YOUR OBJECTIVE — Quote the data below in full, minus the images.

RAW DATA —
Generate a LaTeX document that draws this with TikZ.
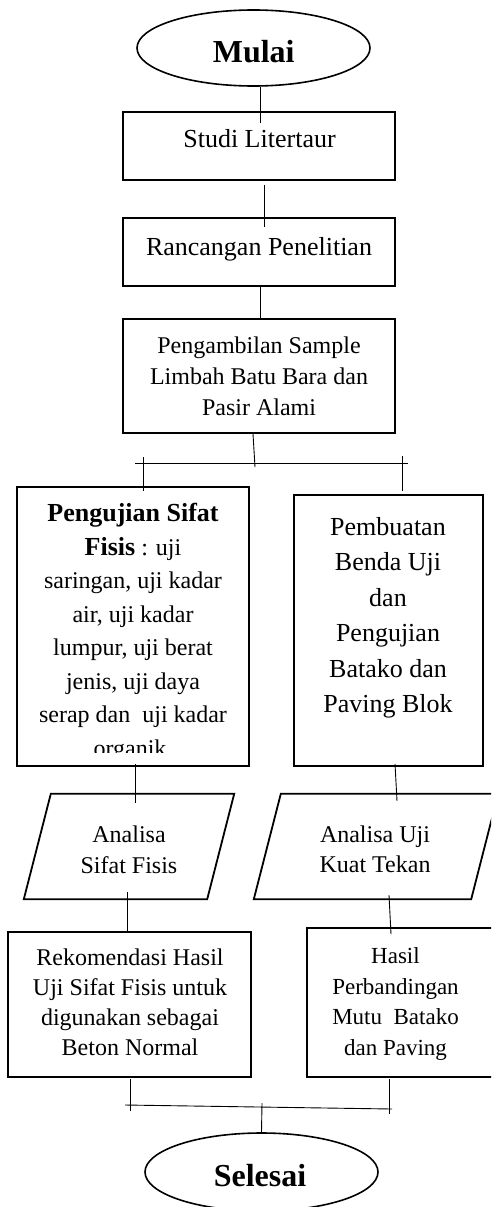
\documentclass[tikz,border=0pt]{standalone}
\usepackage{fontspec}
\setmainfont{Liberation Serif}
\usetikzlibrary{shapes.geometric,calc}
\begin{document}
\begin{tikzpicture}[x=1pt,y=-1pt,
  boxshape/.style={draw, rectangle, line width=1.8pt, inner sep=0pt},
  ovalshape/.style={draw, ellipse, line width=1.6pt, inner sep=0pt, minimum width=233pt},
  iofield/.style={rectangle, inner sep=0pt, minimum height=105pt},
  ioline/.style={line width=1.8pt, line join=miter},
  txt/.style={align=center, inner sep=0pt},
  conn/.style={line width=0.9pt}]
\useasboundingbox (0,0) rectangle (491,1207);
\clip (0,0) rectangle (491,1207);

% start
\node[ovalshape, minimum height=76pt] (mulai) at (253.5,48) {};
\node[txt, font=\bfseries\fontsize{32}{38}\selectfont] (mulaiT) at (253.7,52) {Mulai};

% upper boxes
\node[boxshape, minimum width=272pt, minimum height=68pt] (studi) at (259,146) {};
\node[txt, font=\fontsize{26}{31}\selectfont] (studiT) at (259.5,139) {Studi Litertaur};

\node[boxshape, minimum width=272pt, minimum height=68pt] (ranc) at (259,252) {};
\node[txt, font=\fontsize{26}{31}\selectfont] (rancT) at (259,249) {Rancangan Penelitian};

\node[boxshape, minimum width=272pt, minimum height=114pt] (peng) at (259,376) {};
\node[txt, font=\fontsize{24}{31}\selectfont] (pengT) at (259,376.3)
  {Pengambilan Sample\\Limbah Batu Bara dan\\Pasir Alami};

% two branches
\node[boxshape, minimum width=232pt, minimum height=279pt] (fisis) at (133,626.5) {};
\begin{scope}
  \clip (17,487) rectangle (249,752);
  \node[txt, font=\fontsize{24}{33.5}\selectfont] (fisisT) at (133,632.5)
    {{\bfseries\fontsize{26}{33.5}\selectfont Pengujian Sifat}\\
     {\bfseries\fontsize{26}{33.5}\selectfont Fisis} : uji\\
     saringan, uji kadar\\air, uji kadar\\lumpur, uji berat\\jenis, uji daya\\
     serap dan~ uji kadar\\organik.};
\end{scope}

\node[boxshape, minimum width=189pt, minimum height=271pt] (pemb) at (388.5,630.5) {};
\node[txt, font=\fontsize{26}{35.5}\selectfont] (pembT) at (388,617.7)
  {Pembuatan\\Benda Uji\\dan\\Pengujian\\Batako dan\\Paving Blok};

% input/output parallelograms
\node[iofield, minimum width=210pt] (anl1) at (129,846.5) {};
\draw[ioline] ([xshift=27pt]anl1.north west) -- (anl1.north east)
  -- ([xshift=-27pt]anl1.south east) -- (anl1.south west) -- cycle;
\node[txt, font=\fontsize{24}{30.6}\selectfont] (anl1T) at (129,850) {Analisa\\Sifat Fisis};

\node[iofield, minimum width=244pt] (anl2) at (376,846.5) {};
\draw[ioline] ([xshift=27pt]anl2.north west) -- (anl2.north east)
  -- ([xshift=-27pt]anl2.south east) -- (anl2.south west) -- cycle;
\node[txt, font=\fontsize{24}{30.6}\selectfont] (anl2T) at (375,849.3) {Analisa Uji\\Kuat Tekan};

\node[boxshape, minimum width=243pt, minimum height=145pt] (rek) at (129.5,1004.5) {};
\node[txt, font=\fontsize{24}{30}\selectfont] (rekT) at (130,1001.8)
  {Rekomendasi Hasil\\Uji Sifat Fisis untuk\\digunakan sebagai\\Beton Normal};

\node[boxshape, minimum width=188pt, minimum height=149pt] (hasil) at (401,1002.5) {};
\node[txt, font=\fontsize{23}{30.6}\selectfont] (hasilT) at (395.5,1003.8)
  {Hasil\\Perbandingan\\Mutu~ Batako\\dan Paving};

% end
\node[ovalshape, minimum height=78pt] (selesai) at (261.5,1172) {};
\node[txt, font=\bfseries\fontsize{32}{38}\selectfont] (selesaiT) at (260,1176) {Selesai};

% connectors
\draw[conn] ($(mulai.south)+(6.5,0)$) -- ($(studi.north)+(1,12)$);
\draw[conn] ($(studi.south)+(5,4)$) -- ($(ranc.north)+(5,10)$);
\draw[conn] ($(ranc.south)+(1,0)$) -- ($(peng.north)+(1,1)$);

\coordinate (split) at (255,463);
\coordinate (barL) at (135,463);
\coordinate (barR) at (408,463);
\draw[conn] ($(peng.south)+(-6,0)$) -- ($(split)+(0,4)$);
\draw[conn] (barL) -- (barR);
\draw[conn] ($(fisis.north)+(10,-29)$) -- ($(fisis.north)+(10,5)$);
\draw[conn] ($(pemb.north)+(13.5,-38)$) -- ($(pemb.north)+(13.5,-3)$);

\draw[conn] ($(fisis.south)+(2,-3)$) -- ($(anl1.north)+(6,9)$);
\draw[conn] ($(pemb.south)+(6.5,-3)$) -- ($(anl2.north)+(21,7)$);
\draw[conn] ($(anl1.south)+(-2,-7)$) -- ($(rek.north)+(-2.5,0)$);
\draw[conn] ($(anl2.south)+(13,-4)$) -- ($(hasil.north)+(-10,7)$);

\coordinate (joinL) at (125,1105);
\coordinate (joinR) at (392,1109);
\coordinate (joinM) at (262,1103);
\draw[conn] ($(rek.south)+(0.5,1)$) -- ($(rek.south)+(0.5,33)$);
\draw[conn] ($(hasil.south)+(-12,1)$) -- ($(hasil.south)+(-12,36)$);
\draw[conn] (joinL) -- (joinR);
\draw[conn] (joinM) -- (selesai.north);
\end{tikzpicture}
\end{document}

FINAL RESULT —
Generate a LaTeX document that draws this with TikZ.
\documentclass[tikz,border=0pt]{standalone}
\usepackage{fontspec}
\setmainfont{Liberation Serif}
\usetikzlibrary{shapes.geometric,calc}
\begin{document}
\begin{tikzpicture}[x=1pt,y=-1pt,
  boxshape/.style={draw, rectangle, line width=1.8pt, inner sep=0pt},
  ovalshape/.style={draw, ellipse, line width=1.6pt, inner sep=0pt, minimum width=233pt},
  iofield/.style={rectangle, inner sep=0pt, minimum height=105pt},
  ioline/.style={line width=1.8pt, line join=miter},
  txt/.style={align=center, inner sep=0pt},
  conn/.style={line width=0.9pt}]
\useasboundingbox (0,0) rectangle (491,1207);
\clip (0,0) rectangle (491,1207);

% start
\node[ovalshape, minimum height=76pt] (mulai) at (253.5,48) {};
\node[txt, font=\bfseries\fontsize{32}{38}\selectfont] (mulaiT) at (253.7,52) {Mulai};

% upper boxes
\node[boxshape, minimum width=272pt, minimum height=68pt] (studi) at (259,146) {};
\node[txt, font=\fontsize{26}{31}\selectfont] (studiT) at (259.5,139) {Studi Litertaur};

\node[boxshape, minimum width=272pt, minimum height=68pt] (ranc) at (259,252) {};
\node[txt, font=\fontsize{26}{31}\selectfont] (rancT) at (259,249) {Rancangan Penelitian};

\node[boxshape, minimum width=272pt, minimum height=114pt] (peng) at (259,376) {};
\node[txt, font=\fontsize{24}{31}\selectfont] (pengT) at (259,376.3)
  {Pengambilan Sample\\Limbah Batu Bara dan\\Pasir Alami};

% two branches
\node[boxshape, minimum width=232pt, minimum height=279pt] (fisis) at (133,626.5) {};
\begin{scope}
  \clip (17,487) rectangle (249,752);
  \node[txt, font=\fontsize{24}{33.5}\selectfont] (fisisT) at (133,632.5)
    {{\bfseries\fontsize{26}{33.5}\selectfont Pengujian Sifat}\\
     {\bfseries\fontsize{26}{33.5}\selectfont Fisis} : uji\\
     saringan, uji kadar\\air, uji kadar\\lumpur, uji berat\\jenis, uji daya\\
     serap dan~ uji kadar\\organik.};
\end{scope}

\node[boxshape, minimum width=189pt, minimum height=271pt] (pemb) at (388.5,630.5) {};
\node[txt, font=\fontsize{26}{35.5}\selectfont] (pembT) at (388,617.7)
  {Pembuatan\\Benda Uji\\dan\\Pengujian\\Batako dan\\Paving Blok};

% input/output parallelograms
\node[iofield, minimum width=210pt] (anl1) at (129,846.5) {};
\draw[ioline] ([xshift=27pt]anl1.north west) -- (anl1.north east)
  -- ([xshift=-27pt]anl1.south east) -- (anl1.south west) -- cycle;
\node[txt, font=\fontsize{24}{30.6}\selectfont] (anl1T) at (129,850) {Analisa\\Sifat Fisis};

\node[iofield, minimum width=244pt] (anl2) at (376,846.5) {};
\draw[ioline] ([xshift=27pt]anl2.north west) -- (anl2.north east)
  -- ([xshift=-27pt]anl2.south east) -- (anl2.south west) -- cycle;
\node[txt, font=\fontsize{24}{30.6}\selectfont] (anl2T) at (375,849.3) {Analisa Uji\\Kuat Tekan};

\node[boxshape, minimum width=243pt, minimum height=145pt] (rek) at (129.5,1004.5) {};
\node[txt, font=\fontsize{24}{30}\selectfont] (rekT) at (130,1001.8)
  {Rekomendasi Hasil\\Uji Sifat Fisis untuk\\digunakan sebagai\\Beton Normal};

\node[boxshape, minimum width=188pt, minimum height=149pt] (hasil) at (401,1002.5) {};
\node[txt, font=\fontsize{23}{30.6}\selectfont] (hasilT) at (395.5,1003.8)
  {Hasil\\Perbandingan\\Mutu~ Batako\\dan Paving};

% end
\node[ovalshape, minimum height=78pt] (selesai) at (261.5,1172) {};
\node[txt, font=\bfseries\fontsize{32}{38}\selectfont] (selesaiT) at (260,1176) {Selesai};

% connectors
\draw[conn] ($(mulai.south)+(6.5,0)$) -- ($(studi.north)+(1,12)$);
\draw[conn] ($(studi.south)+(5,4)$) -- ($(ranc.north)+(5,10)$);
\draw[conn] ($(ranc.south)+(1,0)$) -- ($(peng.north)+(1,1)$);

\coordinate (split) at (255,463);
\coordinate (barL) at (135,463);
\coordinate (barR) at (408,463);
\draw[conn] ($(peng.south)+(-6,0)$) -- ($(split)+(0,4)$);
\draw[conn] (barL) -- (barR);
\draw[conn] ($(fisis.north)+(10,-29)$) -- ($(fisis.north)+(10,5)$);
\draw[conn] ($(pemb.north)+(13.5,-38)$) -- ($(pemb.north)+(13.5,-3)$);

\draw[conn] ($(fisis.south)+(2,-3)$) -- ($(anl1.north)+(6,9)$);
\draw[conn] ($(pemb.south)+(6.5,-3)$) -- ($(anl2.north)+(21,7)$);
\draw[conn] ($(anl1.south)+(-2,-7)$) -- ($(rek.north)+(-2.5,0)$);
\draw[conn] ($(anl2.south)+(13,-4)$) -- ($(hasil.north)+(-10,7)$);

\coordinate (joinL) at (125,1105);
\coordinate (joinR) at (392,1109);
\coordinate (joinM) at (262,1103);
\draw[conn] ($(rek.south)+(0.5,1)$) -- ($(rek.south)+(0.5,33)$);
\draw[conn] ($(hasil.south)+(-12,1)$) -- ($(hasil.south)+(-12,36)$);
\draw[conn] (joinL) -- (joinR);
\draw[conn] (joinM) -- (selesai.north);
\end{tikzpicture}
\end{document}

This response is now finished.